• _Data extract_
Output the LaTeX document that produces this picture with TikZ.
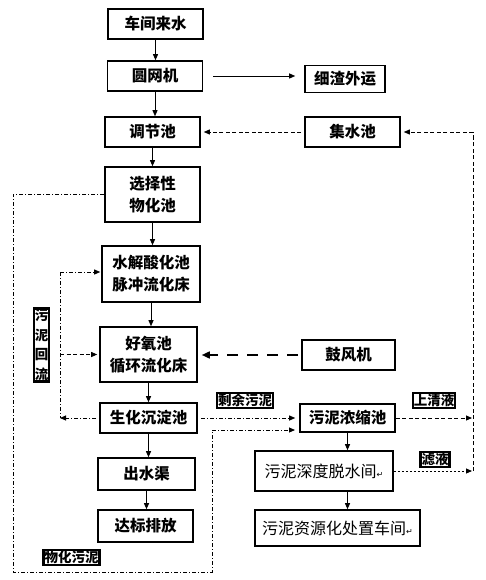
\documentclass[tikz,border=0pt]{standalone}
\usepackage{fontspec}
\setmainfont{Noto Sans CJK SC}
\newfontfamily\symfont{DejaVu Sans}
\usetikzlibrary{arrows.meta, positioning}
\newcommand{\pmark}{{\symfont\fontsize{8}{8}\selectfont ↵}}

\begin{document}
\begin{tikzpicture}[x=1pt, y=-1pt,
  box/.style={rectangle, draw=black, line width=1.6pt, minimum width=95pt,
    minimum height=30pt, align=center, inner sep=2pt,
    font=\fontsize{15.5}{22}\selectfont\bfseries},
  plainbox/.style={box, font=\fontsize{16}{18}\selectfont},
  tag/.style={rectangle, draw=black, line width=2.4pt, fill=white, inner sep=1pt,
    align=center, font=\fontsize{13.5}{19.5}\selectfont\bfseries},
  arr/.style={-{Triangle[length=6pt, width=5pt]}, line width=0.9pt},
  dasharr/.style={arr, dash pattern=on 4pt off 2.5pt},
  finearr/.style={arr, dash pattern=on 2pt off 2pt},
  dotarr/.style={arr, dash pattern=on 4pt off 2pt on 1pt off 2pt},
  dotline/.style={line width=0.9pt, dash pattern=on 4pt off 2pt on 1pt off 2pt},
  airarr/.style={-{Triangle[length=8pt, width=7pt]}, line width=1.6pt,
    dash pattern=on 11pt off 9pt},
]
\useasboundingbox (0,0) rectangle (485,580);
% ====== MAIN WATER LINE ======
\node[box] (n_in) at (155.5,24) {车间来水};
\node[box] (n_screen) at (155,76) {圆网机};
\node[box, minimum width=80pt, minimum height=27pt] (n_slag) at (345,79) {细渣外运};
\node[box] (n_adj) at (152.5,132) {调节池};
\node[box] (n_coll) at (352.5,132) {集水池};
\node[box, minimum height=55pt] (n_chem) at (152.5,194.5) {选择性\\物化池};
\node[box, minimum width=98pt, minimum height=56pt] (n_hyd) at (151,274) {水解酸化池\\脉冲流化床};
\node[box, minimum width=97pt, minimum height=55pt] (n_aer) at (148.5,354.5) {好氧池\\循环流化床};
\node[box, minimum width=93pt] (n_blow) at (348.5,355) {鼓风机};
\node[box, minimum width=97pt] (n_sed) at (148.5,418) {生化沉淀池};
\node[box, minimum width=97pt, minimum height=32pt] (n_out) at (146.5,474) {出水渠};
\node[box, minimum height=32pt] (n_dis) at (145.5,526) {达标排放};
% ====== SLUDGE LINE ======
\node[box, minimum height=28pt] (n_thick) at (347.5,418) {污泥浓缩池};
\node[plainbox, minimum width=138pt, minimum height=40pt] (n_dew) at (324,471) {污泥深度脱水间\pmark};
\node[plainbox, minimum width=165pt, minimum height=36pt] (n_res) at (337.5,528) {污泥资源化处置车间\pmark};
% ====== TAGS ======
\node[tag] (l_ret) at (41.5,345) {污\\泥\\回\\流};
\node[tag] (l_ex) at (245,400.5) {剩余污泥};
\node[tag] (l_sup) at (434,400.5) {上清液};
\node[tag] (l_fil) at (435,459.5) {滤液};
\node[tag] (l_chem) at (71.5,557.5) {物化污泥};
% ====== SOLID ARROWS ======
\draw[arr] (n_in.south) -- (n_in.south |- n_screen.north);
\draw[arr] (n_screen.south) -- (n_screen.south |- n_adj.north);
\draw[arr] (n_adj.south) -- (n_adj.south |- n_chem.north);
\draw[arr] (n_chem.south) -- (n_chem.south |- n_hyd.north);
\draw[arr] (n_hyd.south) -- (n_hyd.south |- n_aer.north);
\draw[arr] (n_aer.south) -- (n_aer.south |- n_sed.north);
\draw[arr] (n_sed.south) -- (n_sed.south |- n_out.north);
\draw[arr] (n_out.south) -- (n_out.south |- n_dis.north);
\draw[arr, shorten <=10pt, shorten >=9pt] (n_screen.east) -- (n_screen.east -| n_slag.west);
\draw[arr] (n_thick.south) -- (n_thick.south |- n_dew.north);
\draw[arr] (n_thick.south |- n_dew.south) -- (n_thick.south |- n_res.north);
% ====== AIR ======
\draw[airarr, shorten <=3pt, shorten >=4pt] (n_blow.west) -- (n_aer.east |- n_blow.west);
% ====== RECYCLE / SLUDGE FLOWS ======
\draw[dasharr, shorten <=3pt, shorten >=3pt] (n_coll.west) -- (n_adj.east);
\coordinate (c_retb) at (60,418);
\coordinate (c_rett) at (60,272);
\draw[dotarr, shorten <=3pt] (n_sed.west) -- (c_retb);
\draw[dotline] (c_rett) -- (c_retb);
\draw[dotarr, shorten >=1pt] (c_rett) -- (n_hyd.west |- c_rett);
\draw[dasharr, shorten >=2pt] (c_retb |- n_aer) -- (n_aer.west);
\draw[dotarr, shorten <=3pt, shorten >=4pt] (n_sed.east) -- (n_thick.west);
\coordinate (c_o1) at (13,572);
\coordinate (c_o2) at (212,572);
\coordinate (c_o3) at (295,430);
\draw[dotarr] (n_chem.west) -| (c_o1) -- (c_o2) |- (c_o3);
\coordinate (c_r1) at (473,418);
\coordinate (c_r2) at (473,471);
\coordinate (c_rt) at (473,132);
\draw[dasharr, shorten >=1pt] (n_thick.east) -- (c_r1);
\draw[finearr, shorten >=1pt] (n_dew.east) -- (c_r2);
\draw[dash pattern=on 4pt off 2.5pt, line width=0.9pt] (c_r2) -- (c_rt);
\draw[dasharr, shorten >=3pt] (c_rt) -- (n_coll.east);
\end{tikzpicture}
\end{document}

• _Work to do_
Copy the listing over exactly, skipping the pictures it holds.

• _Expected answer_
Output the LaTeX document that produces this picture with TikZ.
\documentclass[tikz,border=0pt]{standalone}
\usepackage{fontspec}
\setmainfont{Noto Sans CJK SC}
\newfontfamily\symfont{DejaVu Sans}
\usetikzlibrary{arrows.meta, positioning}
\newcommand{\pmark}{{\symfont\fontsize{8}{8}\selectfont ↵}}

\begin{document}
\begin{tikzpicture}[x=1pt, y=-1pt,
  box/.style={rectangle, draw=black, line width=1.6pt, minimum width=95pt,
    minimum height=30pt, align=center, inner sep=2pt,
    font=\fontsize{15.5}{22}\selectfont\bfseries},
  plainbox/.style={box, font=\fontsize{16}{18}\selectfont},
  tag/.style={rectangle, draw=black, line width=2.4pt, fill=white, inner sep=1pt,
    align=center, font=\fontsize{13.5}{19.5}\selectfont\bfseries},
  arr/.style={-{Triangle[length=6pt, width=5pt]}, line width=0.9pt},
  dasharr/.style={arr, dash pattern=on 4pt off 2.5pt},
  finearr/.style={arr, dash pattern=on 2pt off 2pt},
  dotarr/.style={arr, dash pattern=on 4pt off 2pt on 1pt off 2pt},
  dotline/.style={line width=0.9pt, dash pattern=on 4pt off 2pt on 1pt off 2pt},
  airarr/.style={-{Triangle[length=8pt, width=7pt]}, line width=1.6pt,
    dash pattern=on 11pt off 9pt},
]
\useasboundingbox (0,0) rectangle (485,580);
% ====== MAIN WATER LINE ======
\node[box] (n_in) at (155.5,24) {车间来水};
\node[box] (n_screen) at (155,76) {圆网机};
\node[box, minimum width=80pt, minimum height=27pt] (n_slag) at (345,79) {细渣外运};
\node[box] (n_adj) at (152.5,132) {调节池};
\node[box] (n_coll) at (352.5,132) {集水池};
\node[box, minimum height=55pt] (n_chem) at (152.5,194.5) {选择性\\物化池};
\node[box, minimum width=98pt, minimum height=56pt] (n_hyd) at (151,274) {水解酸化池\\脉冲流化床};
\node[box, minimum width=97pt, minimum height=55pt] (n_aer) at (148.5,354.5) {好氧池\\循环流化床};
\node[box, minimum width=93pt] (n_blow) at (348.5,355) {鼓风机};
\node[box, minimum width=97pt] (n_sed) at (148.5,418) {生化沉淀池};
\node[box, minimum width=97pt, minimum height=32pt] (n_out) at (146.5,474) {出水渠};
\node[box, minimum height=32pt] (n_dis) at (145.5,526) {达标排放};
% ====== SLUDGE LINE ======
\node[box, minimum height=28pt] (n_thick) at (347.5,418) {污泥浓缩池};
\node[plainbox, minimum width=138pt, minimum height=40pt] (n_dew) at (324,471) {污泥深度脱水间\pmark};
\node[plainbox, minimum width=165pt, minimum height=36pt] (n_res) at (337.5,528) {污泥资源化处置车间\pmark};
% ====== TAGS ======
\node[tag] (l_ret) at (41.5,345) {污\\泥\\回\\流};
\node[tag] (l_ex) at (245,400.5) {剩余污泥};
\node[tag] (l_sup) at (434,400.5) {上清液};
\node[tag] (l_fil) at (435,459.5) {滤液};
\node[tag] (l_chem) at (71.5,557.5) {物化污泥};
% ====== SOLID ARROWS ======
\draw[arr] (n_in.south) -- (n_in.south |- n_screen.north);
\draw[arr] (n_screen.south) -- (n_screen.south |- n_adj.north);
\draw[arr] (n_adj.south) -- (n_adj.south |- n_chem.north);
\draw[arr] (n_chem.south) -- (n_chem.south |- n_hyd.north);
\draw[arr] (n_hyd.south) -- (n_hyd.south |- n_aer.north);
\draw[arr] (n_aer.south) -- (n_aer.south |- n_sed.north);
\draw[arr] (n_sed.south) -- (n_sed.south |- n_out.north);
\draw[arr] (n_out.south) -- (n_out.south |- n_dis.north);
\draw[arr, shorten <=10pt, shorten >=9pt] (n_screen.east) -- (n_screen.east -| n_slag.west);
\draw[arr] (n_thick.south) -- (n_thick.south |- n_dew.north);
\draw[arr] (n_thick.south |- n_dew.south) -- (n_thick.south |- n_res.north);
% ====== AIR ======
\draw[airarr, shorten <=3pt, shorten >=4pt] (n_blow.west) -- (n_aer.east |- n_blow.west);
% ====== RECYCLE / SLUDGE FLOWS ======
\draw[dasharr, shorten <=3pt, shorten >=3pt] (n_coll.west) -- (n_adj.east);
\coordinate (c_retb) at (60,418);
\coordinate (c_rett) at (60,272);
\draw[dotarr, shorten <=3pt] (n_sed.west) -- (c_retb);
\draw[dotline] (c_rett) -- (c_retb);
\draw[dotarr, shorten >=1pt] (c_rett) -- (n_hyd.west |- c_rett);
\draw[dasharr, shorten >=2pt] (c_retb |- n_aer) -- (n_aer.west);
\draw[dotarr, shorten <=3pt, shorten >=4pt] (n_sed.east) -- (n_thick.west);
\coordinate (c_o1) at (13,572);
\coordinate (c_o2) at (212,572);
\coordinate (c_o3) at (295,430);
\draw[dotarr] (n_chem.west) -| (c_o1) -- (c_o2) |- (c_o3);
\coordinate (c_r1) at (473,418);
\coordinate (c_r2) at (473,471);
\coordinate (c_rt) at (473,132);
\draw[dasharr, shorten >=1pt] (n_thick.east) -- (c_r1);
\draw[finearr, shorten >=1pt] (n_dew.east) -- (c_r2);
\draw[dash pattern=on 4pt off 2.5pt, line width=0.9pt] (c_r2) -- (c_rt);
\draw[dasharr, shorten >=3pt] (c_rt) -- (n_coll.east);
\end{tikzpicture}
\end{document}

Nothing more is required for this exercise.